Here’s a quick, three-question quiz (with the answers).
What piece of legislation did President Abraham Lincoln sign on July 2, 1862?
The Morrill Act.
Why is this legislation so important, even today?
The Morrill Act created the land-grant universities in the United States, such as University of Illinois, University of Wisconsin, University of Utah, and Texas A&M University among others. July 2, 2012, is the 150th anniversary of the signing of this law.
Officials at Texas A&M University succinctly explained the importance of this legislation: “The Morrill land grants are credited with laying the foundation for the country’s system of state colleges and universities, bringing higher education to millions of students.
“The land-grant institutions were designed to emphasize agriculture, mechanics, military tactics and classical studies, opening the opportunity for higher education to farmers and other working-class people who may have been previously excluded.
“First-generation college students – those who are the first in their families to go to college – have been given access to higher education in unprecedented numbers, thanks to the land-grant system.”
The land-grant institutions number more than 100 today.
And, what does this have to do with digital education, the subject of this blog? Plenty.
Each generation of politicians, scientists, educators, and concerned citizenry has a responsibility to expand access to education. In his generation, Abraham Lincoln possessed the foresight to sign the Morrill Act, which brought affordable, quality education to the masses.
So, what are today’s generations doing to further access to education?
Consider this: Today’s digital technology offers the potential to widen the gates to quality education. That can be accomplished in many ways—online courses, blended-learning courses, or advanced technology within traditional brick-and-mortar classrooms.
In a point of friction, some observers believe that students learn more in face-to-face classes, rather than online. I agree that the traditional paradigm offers some obvious benefits. Also, I acknowledge that not every course (or teacher) should be required to use technology in the same way. One size does not fit all. In addition, training is necessary to properly implement technology in school programs.

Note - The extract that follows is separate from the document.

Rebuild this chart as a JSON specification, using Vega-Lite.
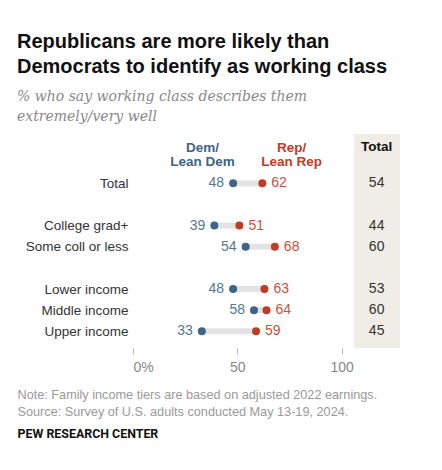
{
  "$schema": "https://vega.github.io/schema/vega-lite/v6.json",
  "width": 267,
  "height": 214,
  "autosize": "none",
  "padding": {"left": 133, "top": 134, "right": 42, "bottom": 122},
  "background": "white",
  "title": {
    "text": ["Republicans are more likely than", "Democrats to identify as working class"],
    "subtitle": ["% who say working class describes them", "extremely/very well"],
    "anchor": "start", "frame": "group", "dx": -116, "offset": 10,
    "font": "Liberation Sans", "fontSize": 20, "fontWeight": "bold", "color": "#111", "lineHeight": 25,
    "subtitleFont": "DejaVu Serif", "subtitleFontStyle": "italic", "subtitleFontSize": 14,
    "subtitleColor": "#888", "subtitleLineHeight": 20, "subtitlePadding": 13
  },
  "config": {
    "view": {"stroke": null},
    "font": "Liberation Sans",
    "axis": {"grid": false, "domain": false, "labelFont": "Liberation Sans"}
  },
  "data": {
    "values": [
      {"group": "Total", "dem": 48, "rep": 62, "total": 54},
      {"group": "College grad+", "dem": 39, "rep": 51, "total": 44},
      {"group": "Some coll or less", "dem": 54, "rep": 68, "total": 60},
      {"group": "Lower income", "dem": 48, "rep": 63, "total": 53},
      {"group": "Middle income", "dem": 58, "rep": 64, "total": 60},
      {"group": "Upper income", "dem": 33, "rep": 59, "total": 45}
    ]
  },
  "layer": [
    {
      "data": {"values": [{}]},
      "mark": {"type": "rect", "color": "#efede6"},
      "encoding": {
        "x": {"datum": 106, "type": "quantitative", "scale": {"domain": [0, 128], "nice": false, "zero": false}},
        "x2": {"datum": 128}
      }
    },
    {
      "mark": {"type": "rule", "color": "#e3e3e3", "strokeWidth": 6},
      "encoding": {
        "x": {"field": "dem", "type": "quantitative", "scale": {"domain": [0, 128], "nice": false, "zero": false},
          "axis": {
            "values": [0, 50, 100], "labelExpr": "datum.value == 0 ? '0%' : datum.label",
            "tickColor": "#bbb", "tickSize": 6, "labelColor": "#888", "labelFontSize": 14, "labelPadding": 6,
            "title": ["Note: Family income tiers are based on adjusted 2022 earnings.", "Source: Survey of U.S. adults conducted May 13-19, 2024."],
            "titleColor": "#999", "titleFontSize": 12.7, "titleFontWeight": "normal", "titleAlign": "left",
            "titleAnchor": "start", "titleX": -116, "titleY": 40, "titleBaseline": "top", "titleLineHeight": 17
          }},
        "x2": {"field": "rep"},
        "y": {"field": "group", "type": "nominal",
          "scale": {"type": "point", "domain": ["hdr", "Total", "g1", "College grad+", "Some coll or less", "g2", "Lower income", "Middle income", "Upper income"], "range": [28.2, 197.3], "padding": 0},
          "axis": {
            "ticks": false, "labelFontSize": 13.5, "labelColor": "#333", "labelPadding": 5,
            "labelExpr": "indexof(['hdr','g1','g2'], datum.value) >= 0 ? '' : datum.label",
            "title": "PEW RESEARCH CENTER", "titleAngle": 0, "titleAlign": "left", "titleBaseline": "middle",
            "titleX": -116, "titleY": 299, "titleFont": "Roboto", "titleFontSize": 12.4, "titleFontWeight": "bold", "titleColor": "#111"
          }}
      }
    },
    {
      "mark": {"type": "circle", "size": 64, "opacity": 1, "color": "#3f6586"},
      "encoding": {
        "x": {"field": "dem", "type": "quantitative", "scale": {"domain": [0, 128], "nice": false, "zero": false}},
        "y": {"field": "group", "type": "nominal"}
      }
    },
    {
      "mark": {"type": "circle", "size": 64, "opacity": 1, "color": "#c23b25"},
      "encoding": {
        "x": {"field": "rep", "type": "quantitative", "scale": {"domain": [0, 128], "nice": false, "zero": false}},
        "y": {"field": "group", "type": "nominal"}
      }
    },
    {
      "mark": {"type": "text", "align": "right", "dx": -9, "fontSize": 14, "color": "#56778f"},
      "encoding": {
        "x": {"field": "dem", "type": "quantitative"},
        "y": {"field": "group", "type": "nominal"},
        "text": {"field": "dem"}
      }
    },
    {
      "mark": {"type": "text", "align": "left", "dx": 9, "fontSize": 14, "color": "#c8503b"},
      "encoding": {
        "x": {"field": "rep", "type": "quantitative"},
        "y": {"field": "group", "type": "nominal"},
        "text": {"field": "rep"}
      }
    },
    {
      "mark": {"type": "text", "align": "center", "fontSize": 14, "color": "#333"},
      "encoding": {
        "x": {"datum": 116.8, "type": "quantitative"},
        "y": {"field": "group", "type": "nominal"},
        "text": {"field": "total"}
      }
    },
    {
      "data": {"values": [{}]},
      "mark": {"type": "text", "text": ["Dem/", "Lean Dem"], "align": "center", "baseline": "middle", "dy": -14.3, "lineHeight": 14, "fontSize": 13.5, "fontWeight": "bold", "color": "#3f6586"},
      "encoding": {
        "x": {"datum": 33.3, "type": "quantitative"},
        "y": {"datum": "hdr", "type": "nominal"}
      }
    },
    {
      "data": {"values": [{}]},
      "mark": {"type": "text", "text": ["Rep/", "Lean Rep"], "align": "center", "baseline": "middle", "dy": -14.3, "lineHeight": 14, "fontSize": 13.5, "fontWeight": "bold", "color": "#c23b25"},
      "encoding": {
        "x": {"datum": 76, "type": "quantitative"},
        "y": {"datum": "hdr", "type": "nominal"}
      }
    },
    {
      "data": {"values": [{}]},
      "mark": {"type": "text", "text": "Total", "align": "center", "baseline": "middle", "dy": -15, "fontSize": 13.5, "fontWeight": "bold", "color": "#111"},
      "encoding": {
        "x": {"datum": 116.8, "type": "quantitative"},
        "y": {"datum": "hdr", "type": "nominal"}
      }
    }
  ]
}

Nevertheless, technological advances hold great promise for primary, secondary and postsecondary education across the globe.
Millions of students, including many in the United States, would jump at the chance to have enhanced curricula through any means possible. Consider students in rural areas, for example, or students in poorer counties or countries, who could be served through online courses that they access from home.
I believe that we, as a nation, should do the right thing–as Lincoln did in his day–and endorse promising opportunities to spread access to education. As always, we should take into consideration multiple perspectives, as we decide how to best implement this goal. Without a doubt, we should continue to research what works–and does not work–in online teaching and learning.
In a previous post, I cited an excellent NPR story which recounted the eagerness of South African students for an education. I noted that same passion for education when I visited South Africa in 2010.
In another post , I noted the buzz about MOOCs, or Massive Open Online Courses, that serve tens of thousands of students across the globe, free of charge. These courses do not offer college credit, but their content is valuable. Significantly, these courses were made possible because of advances in educational technology.
Let’s be clear: The typical online course differs radically from the huge MOOCs. Most online courses offer both peer-to-peer, and teacher-to-student interaction through virtual discussion tools. By contrast, the huge MOOCs obviously limit teacher-to-student interaction.
In MOOC examples, Harvard and Massachusetts Institute of Technology (M.I.T.) earlier this year formed a nonprofit partnership, known as edX, which offers a certificate for completion of their free MOOC courses. Coursera is another such MOOC venture that involves University of Pennsylvania, University of Michigan, Stanford and Princeton, and other schools. Udacity is yet another such massive online course start-up.
Of note, this MOOC approach mirrors the mission of some institutions, but not others. It’s important to make that distinction. Nonetheless, it’s heartening to see the seedlings of this and other experiments in education, propelled by a willingness to make the most of technology.
Would President Lincoln and other proponents of the Morrill Act have taken this opportunity to substantially increase access to education through means of today’s advanced technology? I believe so!
It’s your turn. In what ways do you believe technology could further widen the gates to quality education?